最终,埃及总统萨达特不惜以同伊朗伊斯兰共和国直接“断交”为代价,主动接纳了国王一家人,并提供了最高规格的政治庇护,还举全国之力,为巴列维治疗癌症。
1980年7月,流亡一年半后的巴列维国王,在埃及离世,终年61岁。
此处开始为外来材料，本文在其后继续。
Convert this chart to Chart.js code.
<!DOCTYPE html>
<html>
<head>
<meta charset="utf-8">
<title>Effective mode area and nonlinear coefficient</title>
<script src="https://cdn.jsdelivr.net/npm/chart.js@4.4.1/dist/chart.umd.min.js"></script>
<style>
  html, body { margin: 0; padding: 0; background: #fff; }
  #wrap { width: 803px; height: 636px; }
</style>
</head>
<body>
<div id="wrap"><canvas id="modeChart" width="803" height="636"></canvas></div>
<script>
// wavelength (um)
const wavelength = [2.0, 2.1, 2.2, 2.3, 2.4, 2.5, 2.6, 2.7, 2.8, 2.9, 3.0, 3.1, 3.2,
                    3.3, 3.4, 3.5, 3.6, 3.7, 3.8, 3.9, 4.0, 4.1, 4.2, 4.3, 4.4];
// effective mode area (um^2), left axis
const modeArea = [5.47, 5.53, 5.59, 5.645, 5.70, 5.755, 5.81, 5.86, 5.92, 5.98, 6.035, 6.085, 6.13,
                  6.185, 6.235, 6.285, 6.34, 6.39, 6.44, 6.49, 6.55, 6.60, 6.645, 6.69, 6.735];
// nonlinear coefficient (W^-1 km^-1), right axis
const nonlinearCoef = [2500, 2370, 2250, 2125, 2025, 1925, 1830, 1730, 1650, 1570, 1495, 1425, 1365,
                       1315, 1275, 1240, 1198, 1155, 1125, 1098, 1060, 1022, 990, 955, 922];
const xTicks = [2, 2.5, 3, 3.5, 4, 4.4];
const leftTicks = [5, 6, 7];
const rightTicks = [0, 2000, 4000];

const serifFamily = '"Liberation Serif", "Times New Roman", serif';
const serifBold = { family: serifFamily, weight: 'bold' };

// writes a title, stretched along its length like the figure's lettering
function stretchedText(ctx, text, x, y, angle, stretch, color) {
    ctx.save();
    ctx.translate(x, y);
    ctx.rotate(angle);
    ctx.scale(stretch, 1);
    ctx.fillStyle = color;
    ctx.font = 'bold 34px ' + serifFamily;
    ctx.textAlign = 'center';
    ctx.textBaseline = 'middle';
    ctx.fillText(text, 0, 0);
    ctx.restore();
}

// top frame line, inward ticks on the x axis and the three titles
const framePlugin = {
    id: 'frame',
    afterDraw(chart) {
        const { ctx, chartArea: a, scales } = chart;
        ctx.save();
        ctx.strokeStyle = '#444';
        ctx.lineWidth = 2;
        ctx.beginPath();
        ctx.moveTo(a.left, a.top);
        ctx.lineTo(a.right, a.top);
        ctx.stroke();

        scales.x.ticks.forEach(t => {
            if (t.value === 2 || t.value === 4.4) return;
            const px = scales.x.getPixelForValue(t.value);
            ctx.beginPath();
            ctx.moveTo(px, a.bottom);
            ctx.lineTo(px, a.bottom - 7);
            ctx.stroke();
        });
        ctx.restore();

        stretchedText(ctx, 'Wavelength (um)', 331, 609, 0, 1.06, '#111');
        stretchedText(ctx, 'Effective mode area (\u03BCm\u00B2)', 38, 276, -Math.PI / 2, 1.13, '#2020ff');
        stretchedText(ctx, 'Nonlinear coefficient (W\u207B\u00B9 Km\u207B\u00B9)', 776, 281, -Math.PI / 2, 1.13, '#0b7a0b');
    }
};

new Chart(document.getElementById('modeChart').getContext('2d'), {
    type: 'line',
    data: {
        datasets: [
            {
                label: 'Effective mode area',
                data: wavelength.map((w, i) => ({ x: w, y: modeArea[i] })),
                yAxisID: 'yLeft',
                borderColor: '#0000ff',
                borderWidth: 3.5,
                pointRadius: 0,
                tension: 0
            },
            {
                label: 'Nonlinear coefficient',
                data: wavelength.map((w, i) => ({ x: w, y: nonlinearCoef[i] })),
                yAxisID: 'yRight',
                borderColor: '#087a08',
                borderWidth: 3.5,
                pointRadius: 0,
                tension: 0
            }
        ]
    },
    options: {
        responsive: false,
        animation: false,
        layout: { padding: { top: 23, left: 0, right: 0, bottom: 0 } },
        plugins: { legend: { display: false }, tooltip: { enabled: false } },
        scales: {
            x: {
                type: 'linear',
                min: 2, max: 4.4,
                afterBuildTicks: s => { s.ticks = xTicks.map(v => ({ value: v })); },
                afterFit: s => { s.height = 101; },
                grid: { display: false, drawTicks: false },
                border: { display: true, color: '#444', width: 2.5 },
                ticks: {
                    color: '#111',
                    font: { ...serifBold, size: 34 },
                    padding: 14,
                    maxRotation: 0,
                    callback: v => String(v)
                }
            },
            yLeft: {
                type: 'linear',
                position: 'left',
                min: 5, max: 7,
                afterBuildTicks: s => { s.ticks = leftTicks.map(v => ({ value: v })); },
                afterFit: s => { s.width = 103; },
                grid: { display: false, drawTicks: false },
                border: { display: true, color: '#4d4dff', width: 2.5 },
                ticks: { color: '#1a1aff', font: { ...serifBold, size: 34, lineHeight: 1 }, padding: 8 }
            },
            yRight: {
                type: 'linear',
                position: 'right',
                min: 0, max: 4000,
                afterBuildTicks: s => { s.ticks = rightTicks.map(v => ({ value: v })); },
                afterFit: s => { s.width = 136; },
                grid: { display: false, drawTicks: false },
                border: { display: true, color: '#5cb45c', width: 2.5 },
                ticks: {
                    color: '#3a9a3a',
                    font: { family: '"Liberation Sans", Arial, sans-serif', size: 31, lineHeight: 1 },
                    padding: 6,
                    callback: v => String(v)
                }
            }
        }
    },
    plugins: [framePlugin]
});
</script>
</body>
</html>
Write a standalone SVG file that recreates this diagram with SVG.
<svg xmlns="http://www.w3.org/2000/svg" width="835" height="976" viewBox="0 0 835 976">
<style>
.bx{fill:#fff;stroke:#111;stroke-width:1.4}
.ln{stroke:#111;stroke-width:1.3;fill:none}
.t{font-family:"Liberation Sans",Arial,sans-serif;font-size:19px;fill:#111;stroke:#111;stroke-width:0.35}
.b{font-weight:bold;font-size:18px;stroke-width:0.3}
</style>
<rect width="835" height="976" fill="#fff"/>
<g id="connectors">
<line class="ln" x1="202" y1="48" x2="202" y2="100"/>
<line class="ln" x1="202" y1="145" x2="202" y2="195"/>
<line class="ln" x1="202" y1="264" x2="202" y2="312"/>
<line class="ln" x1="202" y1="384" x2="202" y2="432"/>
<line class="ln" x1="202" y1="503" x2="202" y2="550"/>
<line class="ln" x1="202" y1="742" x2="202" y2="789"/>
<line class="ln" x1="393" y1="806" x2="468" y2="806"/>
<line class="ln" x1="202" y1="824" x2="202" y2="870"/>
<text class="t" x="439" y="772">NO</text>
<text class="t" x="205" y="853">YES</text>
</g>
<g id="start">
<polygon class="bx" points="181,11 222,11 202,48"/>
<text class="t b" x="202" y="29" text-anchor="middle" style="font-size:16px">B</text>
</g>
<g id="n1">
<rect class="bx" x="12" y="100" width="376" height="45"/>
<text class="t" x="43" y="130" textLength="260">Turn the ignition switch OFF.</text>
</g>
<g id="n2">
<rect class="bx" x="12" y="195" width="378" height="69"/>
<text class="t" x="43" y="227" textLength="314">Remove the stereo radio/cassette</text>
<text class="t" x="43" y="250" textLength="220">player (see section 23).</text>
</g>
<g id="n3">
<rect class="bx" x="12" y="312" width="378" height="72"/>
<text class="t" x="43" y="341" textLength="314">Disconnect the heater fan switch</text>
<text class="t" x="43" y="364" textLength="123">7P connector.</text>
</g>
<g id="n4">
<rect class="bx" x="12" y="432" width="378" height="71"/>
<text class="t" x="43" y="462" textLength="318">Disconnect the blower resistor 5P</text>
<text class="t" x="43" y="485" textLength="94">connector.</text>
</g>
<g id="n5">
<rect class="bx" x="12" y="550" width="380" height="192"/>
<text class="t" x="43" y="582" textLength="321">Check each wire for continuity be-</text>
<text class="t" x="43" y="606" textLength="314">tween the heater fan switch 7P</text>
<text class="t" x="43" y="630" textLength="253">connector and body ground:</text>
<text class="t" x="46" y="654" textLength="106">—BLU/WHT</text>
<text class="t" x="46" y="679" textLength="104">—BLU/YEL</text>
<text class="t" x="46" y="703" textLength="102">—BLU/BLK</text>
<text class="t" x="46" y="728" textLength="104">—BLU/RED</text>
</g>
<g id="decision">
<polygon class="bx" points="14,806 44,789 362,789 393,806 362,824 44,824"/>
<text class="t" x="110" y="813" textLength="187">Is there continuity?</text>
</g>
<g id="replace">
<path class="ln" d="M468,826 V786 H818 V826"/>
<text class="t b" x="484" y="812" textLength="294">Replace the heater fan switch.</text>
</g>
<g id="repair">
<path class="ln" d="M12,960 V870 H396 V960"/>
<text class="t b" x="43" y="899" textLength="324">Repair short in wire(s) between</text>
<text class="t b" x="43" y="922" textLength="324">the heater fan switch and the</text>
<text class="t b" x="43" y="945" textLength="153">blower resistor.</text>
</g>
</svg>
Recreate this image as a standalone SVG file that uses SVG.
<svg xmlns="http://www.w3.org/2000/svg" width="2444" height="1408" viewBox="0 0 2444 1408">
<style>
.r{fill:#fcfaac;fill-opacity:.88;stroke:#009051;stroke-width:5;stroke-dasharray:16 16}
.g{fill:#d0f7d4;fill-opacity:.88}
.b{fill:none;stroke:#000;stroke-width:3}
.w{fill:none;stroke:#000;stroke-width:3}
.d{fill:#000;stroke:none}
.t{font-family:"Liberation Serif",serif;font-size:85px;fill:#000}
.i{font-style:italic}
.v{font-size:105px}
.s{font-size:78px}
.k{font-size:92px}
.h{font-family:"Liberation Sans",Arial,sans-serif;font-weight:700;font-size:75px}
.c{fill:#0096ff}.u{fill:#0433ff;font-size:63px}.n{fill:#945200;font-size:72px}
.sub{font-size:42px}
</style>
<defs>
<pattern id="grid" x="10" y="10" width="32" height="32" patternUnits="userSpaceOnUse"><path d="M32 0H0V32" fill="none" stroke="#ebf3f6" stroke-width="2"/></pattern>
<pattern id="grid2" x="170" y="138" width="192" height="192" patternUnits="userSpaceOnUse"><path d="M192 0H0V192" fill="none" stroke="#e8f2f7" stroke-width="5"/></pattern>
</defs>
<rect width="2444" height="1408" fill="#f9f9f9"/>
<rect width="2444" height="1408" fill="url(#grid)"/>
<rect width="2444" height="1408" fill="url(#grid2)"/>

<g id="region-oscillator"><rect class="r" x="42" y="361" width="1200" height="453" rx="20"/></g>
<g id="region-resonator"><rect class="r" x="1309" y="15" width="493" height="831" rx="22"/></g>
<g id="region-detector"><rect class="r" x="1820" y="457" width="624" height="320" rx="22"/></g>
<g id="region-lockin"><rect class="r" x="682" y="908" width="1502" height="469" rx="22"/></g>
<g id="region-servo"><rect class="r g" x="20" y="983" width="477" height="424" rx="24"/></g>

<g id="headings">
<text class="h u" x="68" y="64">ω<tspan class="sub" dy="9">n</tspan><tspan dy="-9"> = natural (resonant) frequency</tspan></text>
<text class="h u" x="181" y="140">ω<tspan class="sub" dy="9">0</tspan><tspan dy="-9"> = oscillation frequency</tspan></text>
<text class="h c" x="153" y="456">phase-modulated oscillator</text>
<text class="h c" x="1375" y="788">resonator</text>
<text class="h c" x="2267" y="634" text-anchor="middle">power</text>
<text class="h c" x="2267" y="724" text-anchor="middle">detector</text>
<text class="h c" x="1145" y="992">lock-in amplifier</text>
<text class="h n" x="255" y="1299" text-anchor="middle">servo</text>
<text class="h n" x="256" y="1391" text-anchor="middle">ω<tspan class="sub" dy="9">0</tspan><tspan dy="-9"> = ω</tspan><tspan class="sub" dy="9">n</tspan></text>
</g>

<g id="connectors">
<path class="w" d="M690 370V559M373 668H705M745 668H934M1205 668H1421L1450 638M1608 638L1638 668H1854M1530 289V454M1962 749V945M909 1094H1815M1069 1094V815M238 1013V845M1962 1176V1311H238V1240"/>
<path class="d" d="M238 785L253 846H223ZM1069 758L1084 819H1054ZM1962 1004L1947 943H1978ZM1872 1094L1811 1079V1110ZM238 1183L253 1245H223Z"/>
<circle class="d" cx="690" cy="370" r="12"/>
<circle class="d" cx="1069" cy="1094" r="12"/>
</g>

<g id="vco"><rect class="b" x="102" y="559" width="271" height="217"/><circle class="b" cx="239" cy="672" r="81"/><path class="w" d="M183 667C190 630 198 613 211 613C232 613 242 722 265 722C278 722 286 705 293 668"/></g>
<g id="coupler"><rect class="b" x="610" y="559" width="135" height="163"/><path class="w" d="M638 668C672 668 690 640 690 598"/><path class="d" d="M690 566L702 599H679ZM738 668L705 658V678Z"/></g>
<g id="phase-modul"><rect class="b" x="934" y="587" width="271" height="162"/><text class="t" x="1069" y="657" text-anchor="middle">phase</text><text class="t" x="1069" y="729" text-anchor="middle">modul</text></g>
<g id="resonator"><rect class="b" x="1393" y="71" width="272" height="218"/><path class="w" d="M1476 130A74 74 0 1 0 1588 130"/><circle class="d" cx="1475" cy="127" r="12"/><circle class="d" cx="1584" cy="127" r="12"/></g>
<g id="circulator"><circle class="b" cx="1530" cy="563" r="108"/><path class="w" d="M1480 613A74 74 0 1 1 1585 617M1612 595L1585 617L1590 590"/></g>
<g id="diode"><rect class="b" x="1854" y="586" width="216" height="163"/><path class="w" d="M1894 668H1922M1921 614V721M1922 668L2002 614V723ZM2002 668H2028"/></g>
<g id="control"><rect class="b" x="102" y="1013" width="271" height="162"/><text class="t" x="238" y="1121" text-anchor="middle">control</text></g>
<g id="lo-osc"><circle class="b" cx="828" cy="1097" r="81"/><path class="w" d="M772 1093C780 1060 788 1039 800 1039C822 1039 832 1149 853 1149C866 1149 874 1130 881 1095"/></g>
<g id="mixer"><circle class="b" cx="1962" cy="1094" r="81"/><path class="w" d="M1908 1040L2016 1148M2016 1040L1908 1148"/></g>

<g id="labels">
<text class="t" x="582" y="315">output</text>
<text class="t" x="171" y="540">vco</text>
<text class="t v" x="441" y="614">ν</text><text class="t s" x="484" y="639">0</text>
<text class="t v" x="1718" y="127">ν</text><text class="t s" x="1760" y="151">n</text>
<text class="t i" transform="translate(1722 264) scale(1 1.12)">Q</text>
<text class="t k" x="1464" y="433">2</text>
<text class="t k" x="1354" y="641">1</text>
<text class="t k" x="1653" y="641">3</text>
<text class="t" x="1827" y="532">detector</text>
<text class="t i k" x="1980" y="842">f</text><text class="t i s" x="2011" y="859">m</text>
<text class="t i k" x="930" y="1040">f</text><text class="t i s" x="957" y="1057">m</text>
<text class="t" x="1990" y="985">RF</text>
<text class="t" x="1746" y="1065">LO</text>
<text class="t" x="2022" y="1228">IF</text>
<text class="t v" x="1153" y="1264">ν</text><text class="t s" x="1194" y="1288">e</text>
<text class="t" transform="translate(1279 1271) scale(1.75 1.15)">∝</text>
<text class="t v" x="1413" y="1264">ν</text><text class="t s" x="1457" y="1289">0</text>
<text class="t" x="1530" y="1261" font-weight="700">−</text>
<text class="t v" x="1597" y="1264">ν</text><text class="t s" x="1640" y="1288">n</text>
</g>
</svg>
萨达特总统再次不惧各方压力,亲自为他主持了体面的高规格国葬。
次年,萨达特总统在国庆阅兵式上遇刺身亡。
消息传到伊朗后,伊朗最高精神领袖霍梅尼非常激动,直接称赞那几名行刺的埃及官为“英雄”,并将埃及驻伊朗大使馆所在的街道以主犯——“伊斯兰布里”的名字重新命名。
可见,为了一个逊位的老君主,双方积怨之深。
小了巴列维近20岁的伊朗末代王后法拉赫·狄巴至今仍然健在。
在埃及住了几年后,随着伊朗和美国关系的相对缓和,她又带着子女前往美国生活,儿女长大成人后,又去了法国定居。多年来,她靠着一定的海外资产和拍卖自己的首饰度日(那些珠宝都是珍藏品,一直在不断升值),同时也做一些代言,出版回忆录等等,过得并不差钱,物质生活方面一直很奢华。
但悲剧的是,法拉赫晚年接连经历白发人送黑发人的噩运。
2001年,她31岁的小女儿莱拉·巴列维公主因服用过多的镇定剂去世,被外界怀疑是自杀。
莱拉·巴列维从8岁开始开始跟着家人流亡,巨大的心理阴影导致了她患上重度抑郁症,为此,法拉赫对这个小女儿注入了最大的关爱。莱拉的意外离世,对法拉赫的打击很大,曾经导致她一度精神失常。
十年后的2011年,巴列维和法拉赫的次子阿里·礼萨·巴列维,在美国波士顿家中饮弹自尽,时年44岁。
阿里王子原本非常优秀,哈佛大学博士,有着体面的职业,还是多家美国上市公司的股东。但是,他和妹妹一样,也长期受抑郁症困扰。
“我像一只死老鼠一样被美国扔出了伊朗,并无情抛弃”——这是巴列维临终前,在回忆录中留下的话。
很可能,此时的巴列维,最怨恨的,并非赶他走的霍梅尼,而是唯利是图且冷酷无情的美国。
具有讽刺意味的是,他的儿女们在颠沛流离多年之后,竟然还都选择了去美国接受教育、定居、工作,甚至在美国主动结束了自己的生命。
也不知道巴列维国王他老人家的在天之灵,情何以堪。